At the end of the session while my partner was finishing up I had a vision that will be with me for the rest of my life. It was a vision of light, hope, love, trust, safety, piece, happiness, tranquility, and pure bliss. From the corner of my eye, a black sphere approached the center of my vision. Leading the sphere was a particle of light bright enough to light up half of the world in a bright white. The background was that of space, with stars, cancellations and moons. This particle was emitting two prisms of light on both sides of the sphere. The prisms of light were the only things in color. When the objects came into the center of my vision the sphere slowly turned into the earth and color was transmitted to the sphere. The particle illuminated the world with many of the feelings mentioned above. It radiated passion and guidance from what I took as spirit. Slowly two hands formed beneath the world and was holding it up as if it had full control of the situation at hand. This description does not do the picture duty. I tried to recreate it in illustrator but it turned out cheesy. I might give it another try but if not then you will have to do your best to understand. As I saw this picture in my vision my eyes teared over, not in sadness but in pure happiness. I knew from this point on that we were not alone and that things are working just the way that they were meant to. I laid there for an unknown amount of time smiling while individual tears crawled slowly down my cheeks. It was a vision to remember!

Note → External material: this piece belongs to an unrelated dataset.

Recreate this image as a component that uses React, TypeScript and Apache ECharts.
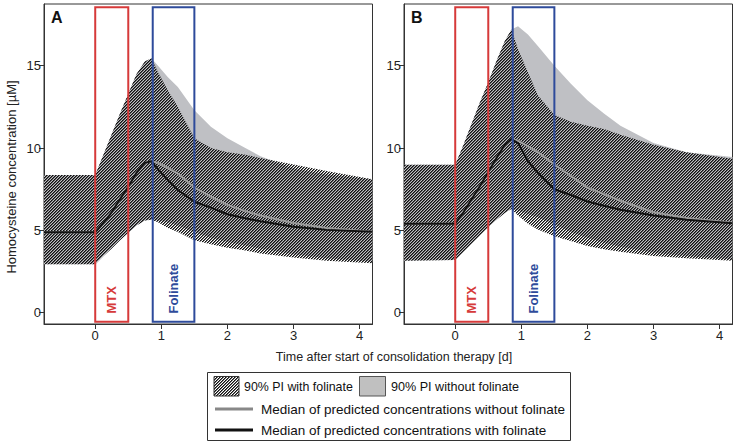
import React, { useEffect, useRef } from 'react';
import * as echarts from 'echarts';

// ---- data ----
const xDays = [-0.775, 0, 0.125, 0.25, 0.375, 0.5, 0.625, 0.75, 0.85, 0.95, 1.1, 1.25, 1.5, 1.75, 2, 2.25, 2.5, 3, 3.5, 4.195];

// Panel A
const aUpperWith = [8.36, 8.36, 9.6, 10.85, 12.1, 13.3, 14.5, 15.25, 15.45, 14.6, 13.5, 12.5, 10.6, 10.0, 9.75, 9.6, 9.4, 9.0, 8.6, 8.1];
const aLowerWith = [2.95, 2.95, 3.45, 3.9, 4.4, 4.85, 5.3, 5.6, 5.65, 5.5, 5.15, 4.9, 4.4, 4.15, 3.95, 3.8, 3.6, 3.35, 3.15, 3.0];
const aUpperWithout = [8.36, 8.36, 9.6, 10.85, 12.1, 13.3, 14.5, 15.25, 15.45, 15.0, 14.3, 13.7, 12.3, 11.3, 10.6, 10.05, 9.5, 8.75, 8.4, 8.1];
const aLowerWithout = [2.95, 2.95, 3.45, 3.9, 4.4, 4.85, 5.3, 5.6, 5.65, 5.6, 5.5, 5.3, 4.9, 4.55, 4.3, 4.1, 3.9, 3.55, 3.3, 3.1];
const aMedianWith = [4.88, 4.88, 5.45, 6.1, 6.9, 7.65, 8.5, 9.1, 9.2, 8.7, 8.05, 7.45, 6.74, 6.38, 5.98, 5.75, 5.55, 5.22, 5.03, 4.92];
const aMedianWithout = [4.88, 4.88, 5.45, 6.1, 6.9, 7.65, 8.5, 9.1, 9.2, 9.1, 8.8, 8.45, 7.6, 7.05, 6.55, 6.2, 5.9, 5.45, 5.15, 4.92];

// Panel B
const bUpperWith = [8.99, 8.99, 10.2, 11.5, 12.8, 14.0, 15.3, 16.5, 17.2, 16.0, 14.6, 13.2, 12.0, 11.6, 11.35, 11.15, 10.8, 10.2, 9.75, 9.35];
const bLowerWith = [3.15, 3.2, 3.7, 4.2, 4.7, 5.2, 5.65, 6.05, 6.3, 5.9, 5.4, 5.05, 4.65, 4.35, 4.05, 3.85, 3.7, 3.45, 3.3, 3.15];
const bUpperWithout = [8.99, 8.99, 10.2, 11.5, 12.8, 14.0, 15.3, 16.5, 17.2, 17.4, 16.9, 16.2, 15.0, 13.9, 12.9, 12.1, 11.35, 10.3, 9.75, 9.45];
const bLowerWithout = [3.15, 3.2, 3.7, 4.2, 4.7, 5.2, 5.65, 6.05, 6.3, 6.2, 6.0, 5.8, 5.35, 4.9, 4.55, 4.25, 4.0, 3.65, 3.45, 3.25];
const bMedianWith = [5.4, 5.4, 6.1, 6.9, 7.7, 8.55, 9.4, 10.2, 10.55, 10.3, 9.2, 8.5, 7.5, 7.15, 6.75, 6.5, 6.25, 5.9, 5.65, 5.43];
const bMedianWithout = [5.4, 5.4, 6.1, 6.9, 7.7, 8.55, 9.4, 10.2, 10.55, 10.45, 10.1, 9.75, 9.0, 8.3, 7.6, 7.2, 6.8, 6.1, 5.75, 5.47];

// Dosing windows
const windowLabels = ['MTX', 'Folinate'];
const windowStarts = [0, 0.87];
const windowEnds = [0.5, 1.5];
const windowColors = ['#d63a3a', '#2e4b9b'];
const windowYRange = [-0.55, 18.55];

const xTicks = [0, 1, 2, 3, 4];
const yTicks = [0, 5, 10, 15];
const panelLetters = ['A', 'B'];

const FONT = '"Liberation Sans", Arial, sans-serif';

function makeHatch(): HTMLCanvasElement {
  const c = document.createElement('canvas');
  c.width = 3;
  c.height = 3;
  const ctx = c.getContext('2d')!;
  const img = ctx.createImageData(3, 3);
  for (let y = 0; y < 3; y++) {
    for (let x = 0; x < 3; x++) {
      const d = (x + y) % 3;
      const i = (y * 3 + x) * 4;
      img.data[i] = 15;
      img.data[i + 1] = 15;
      img.data[i + 2] = 15;
      img.data[i + 3] = d === 2 ? 255 : d === 0 ? 150 : 0;
    }
  }
  ctx.putImageData(img, 0, 0);
  return c;
}

export default function App() {
  const ref = useRef<HTMLDivElement>(null);
  useEffect(() => {
    if (!ref.current) return;
    const chart = echarts.init(ref.current, null, { renderer: 'svg' });
    const hatch = makeHatch();
    const hatchFill = { image: hatch, repeat: 'repeat' } as any;
    const grayFill = '#bfc0c4';

    const panels = [
      { uw: aUpperWith, lw: aLowerWith, uo: aUpperWithout, lo: aLowerWithout, mw: aMedianWith, mo: aMedianWithout },
      { uw: bUpperWith, lw: bLowerWith, uo: bUpperWithout, lo: bLowerWithout, mw: bMedianWith, mo: bMedianWithout },
    ];

    const band = (i: number, lower: number[], upper: number[], fill: any, z: number) => ({
      type: 'custom', xAxisIndex: i, yAxisIndex: i, z, silent: true,
      encode: { x: 0, y: [1, 2] },
      data: xDays.map((x, k) => [x, lower[k], upper[k]]),
      renderItem: (params: any, api: any) => {
        if (params.dataIndexInside !== 0) return null;
        const n = params.dataInsideLength;
        const top: number[][] = [];
        const bot: number[][] = [];
        for (let k = 0; k < n; k++) {
          const x = api.value(0, k);
          top.push(api.coord([x, api.value(2, k)]));
          bot.push(api.coord([x, api.value(1, k)]));
        }
        return {
          type: 'polygon',
          shape: { points: top.concat(bot.reverse()) },
          style: { fill, stroke: 'none' },
        };
      },
    });

    const gridLefts = [44, 404];
    const series: any[] = [];
    panels.forEach((p, i) => {
      const ax = { xAxisIndex: i, yAxisIndex: i };
      series.push(band(i, p.lo, p.uo, grayFill, 1));
      series.push(band(i, p.lw, p.uw, hatchFill, 2));
      series.push({
        type: 'line', ...ax, symbol: 'none', silent: true, z: 5,
        lineStyle: { color: '#9c9c9c', width: 2 },
        data: xDays.map((x, k) => [x, p.mo[k]]),
      });
      series.push({
        type: 'line', ...ax, symbol: 'none', silent: true, z: 6,
        lineStyle: { color: '#111111', width: 2 },
        data: xDays.map((x, k) => [x, p.mw[k]]),
      });
      series.push({
        type: 'custom', ...ax, z: 10, silent: true,
        encode: { x: [0, 1] },
        data: windowLabels.map((_, k) => [windowStarts[k], windowEnds[k], k]),
        renderItem: (params: any, api: any) => {
          const x0 = api.value(0);
          const x1 = api.value(1);
          const k = api.value(2);
          const p0 = api.coord([x0, windowYRange[1]]);
          const p1 = api.coord([x1, windowYRange[0]]);
          const lab = api.coord([(x0 + x1) / 2, -0.05]);
          const col = windowColors[k];
          return {
            type: 'group',
            children: [
              {
                type: 'rect',
                shape: { x: p0[0], y: p0[1], width: p1[0] - p0[0], height: p1[1] - p0[1] },
                style: { fill: 'none', stroke: col, lineWidth: 2 },
              },
              {
                type: 'text', x: lab[0], y: lab[1], rotation: Math.PI / 2,
                style: {
                  text: windowLabels[k], fill: col, font: `bold 13px ${FONT}`,
                  align: 'left', verticalAlign: 'middle',
                },
              },
            ],
          };
        },
      });
    });

    const grids = gridLefts.map((l) => ({
      left: l, top: 4, width: 328.5, height: 320,
      show: true, borderColor: '#333', borderWidth: 1, backgroundColor: 'transparent',
    }));

    const xAxes = gridLefts.map((_, i) => ({
      type: 'value', gridIndex: i, min: -0.775, max: 4.195,
      axisLine: { show: true, onZero: false, lineStyle: { color: '#333', width: 1 } },
      axisTick: { show: true, length: 5, customValues: xTicks, lineStyle: { color: '#333' } },
      axisLabel: { customValues: xTicks, fontSize: 13, color: '#222', margin: 5, fontFamily: FONT },
      splitLine: { show: false },
    }));
    const yAxes = gridLefts.map((_, i) => ({
      type: 'value', gridIndex: i, min: -0.686, max: 18.747,
      axisLine: { show: true, onZero: false, lineStyle: { color: '#333', width: 1 } },
      axisTick: { show: true, length: 5, customValues: yTicks, lineStyle: { color: '#333' } },
      axisLabel: { customValues: yTicks, fontSize: 13, color: '#222', margin: 3, fontFamily: FONT },
      splitLine: { show: false },
    }));

    const legendText = (x: number, y: number, t: string, size: number) => ({
      type: 'text', x, y,
      style: { text: t, fill: '#111', font: `${size}px ${FONT}`, align: 'left', verticalAlign: 'middle' },
    });

    const graphic: any[] = [
      ...panelLetters.map((t, i) => ({
        type: 'text', x: gridLefts[i] + 7, y: 17.5,
        style: { text: t, fill: '#111', font: `bold 16px ${FONT}`, align: 'left', verticalAlign: 'middle' },
      })),
      {
        type: 'text', x: 11, y: 177, rotation: Math.PI / 2,
        style: { text: 'Homocysteine concentration [µM]', fill: '#222', font: `13px ${FONT}`, align: 'center', verticalAlign: 'middle' },
      },
      {
        type: 'text', x: 394, y: 357,
        style: { text: 'Time after start of consolidation therapy [d]', fill: '#222', font: `12.5px ${FONT}`, align: 'center', verticalAlign: 'middle' },
      },
      {
        type: 'rect', shape: { x: 207.5, y: 372.5, width: 363, height: 68 },
        style: { fill: '#fff', stroke: '#333', lineWidth: 1 },
      },
      {
        type: 'rect', shape: { x: 214, y: 376.5, width: 25, height: 19.5 },
        style: { fill: hatchFill, stroke: '#333', lineWidth: 1 },
      },
      legendText(244, 387, '90% PI with folinate', 12.4),
      {
        type: 'rect', shape: { x: 359.5, y: 376.5, width: 26, height: 19.5 },
        style: { fill: '#c0c0c0', stroke: '#555', lineWidth: 1 },
      },
      legendText(391, 387, '90% PI without folinate', 12.6),
      { type: 'line', shape: { x1: 215, y1: 409, x2: 253, y2: 409 }, style: { stroke: '#888', lineWidth: 3 } },
      legendText(261, 409, 'Median of predicted concentrations without folinate', 13.5),
      { type: 'line', shape: { x1: 215, y1: 430, x2: 253, y2: 430 }, style: { stroke: '#111', lineWidth: 3 } },
      legendText(261, 430, 'Median of predicted concentrations with folinate', 13.5),
    ];

    chart.setOption({
      animation: false,
      backgroundColor: '#fff',
      textStyle: { fontFamily: FONT },
      grid: grids,
      xAxis: xAxes,
      yAxis: yAxes,
      series,
      graphic,
    });
    return () => chart.dispose();
  }, []);
  return <div ref={ref} style={{ position: 'fixed', left: 0, top: 0, width: 738, height: 445 }} />;
}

For the rest of the day I shimmered. The amount of love and joy I felt was insurmountable. I spent a lot of time just breathing it all in. I would doubt there would be a moment where, by closing my eyes and breathing in these feelings I have embedded in my brain, I could not turn my day right around. Well, may be not ANY moment but 99.99% of them!

If you ask me about this eperience you will be able to see in my face and expressions how much it meant to me!